From: David Ahern <dsahern@gmail.com>
To: Parav Pandit <parav@nvidia.com>,
Alexander Duyck <alexander.duyck@gmail.com>,
Saeed Mahameed <saeed@kernel.org>
Cc: "David S. Miller" <davem@davemloft.net>,
Jakub Kicinski <kuba@kernel.org>,
Jason Gunthorpe <jgg@nvidia.com>,
Leon Romanovsky <leonro@nvidia.com>,
Netdev <netdev@vger.kernel.org>,
"linux-rdma@vger.kernel.org" <linux-rdma@vger.kernel.org>,
David Ahern <dsahern@kernel.org>,
Jacob Keller <jacob.e.keller@intel.com>,
Sridhar Samudrala <sridhar.samudrala@intel.com>,
"Ertman, David M" <david.m.ertman@intel.com>,
Dan Williams <dan.j.williams@intel.com>,
Kiran Patil <kiran.patil@intel.com>,
Greg KH <gregkh@linuxfoundation.org>
Subject: Re: [net-next v4 00/15] Add mlx5 subfunction support
Date: Tue, 15 Dec 2020 13:59:22 -0700 [thread overview]

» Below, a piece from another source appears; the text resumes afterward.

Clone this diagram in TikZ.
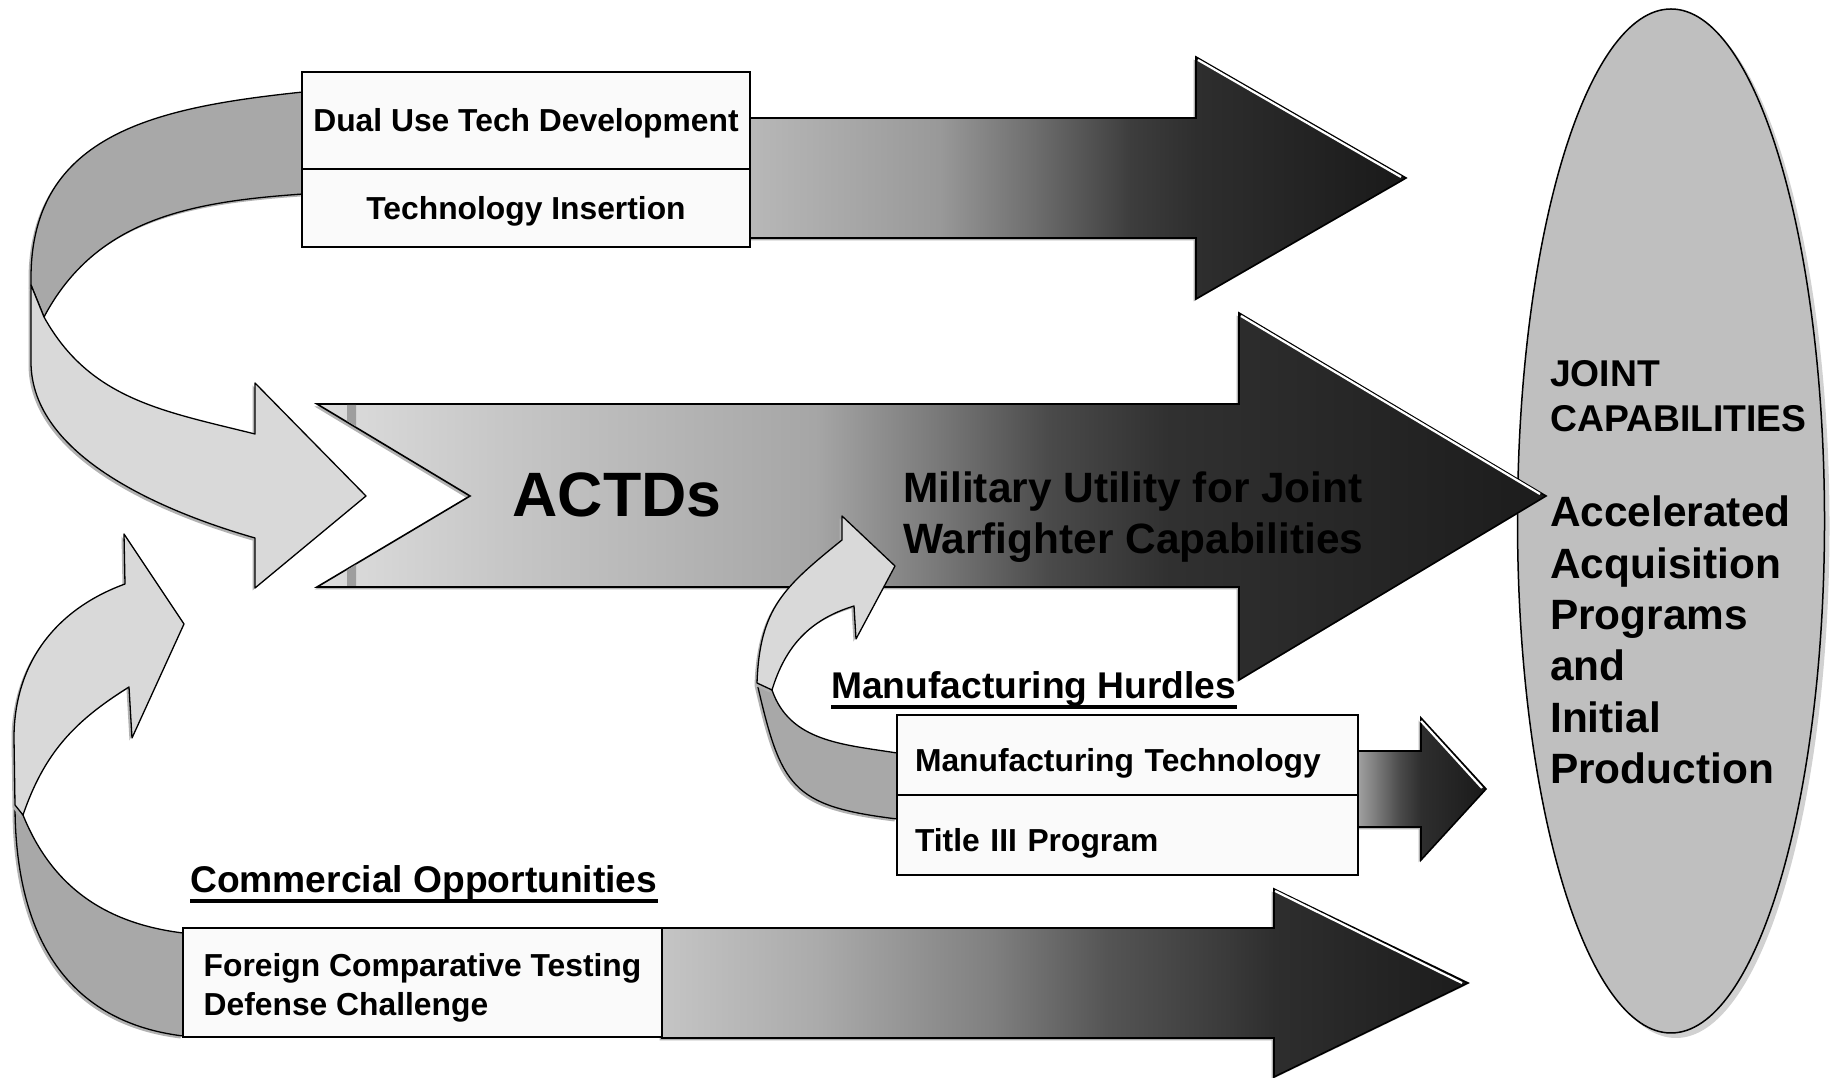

Message-ID: <f2c1d4c6-2bca-8c9d-a347-e18f44181f7f@gmail.com> (raw)
In-Reply-To: <BY5PR12MB43221CE397D6310F2B04D9B4DCC60@BY5PR12MB4322.namprd12.prod.outlook.com>
On 12/14/20 10:48 PM, Parav Pandit wrote:
>
>> From: Alexander Duyck <alexander.duyck@gmail.com>
>> Sent: Tuesday, December 15, 2020 7:24 AM
>>
>> On Mon, Dec 14, 2020 at 1:49 PM Saeed Mahameed <saeed@kernel.org>
>> wrote:
>>>
>>> Hi Dave, Jakub, Jason,
>>>
>>
>> Just to clarify a few things for myself. You mention virtualization and SR-IOV
>> in your patch description but you cannot support direct assignment with this
>> correct?
> Correct. it cannot be directly assigned.
>
>> The idea here is simply logical partitioning of an existing network
>> interface, correct?
> No. Idea is to spawn multiple functions from a single PCI device.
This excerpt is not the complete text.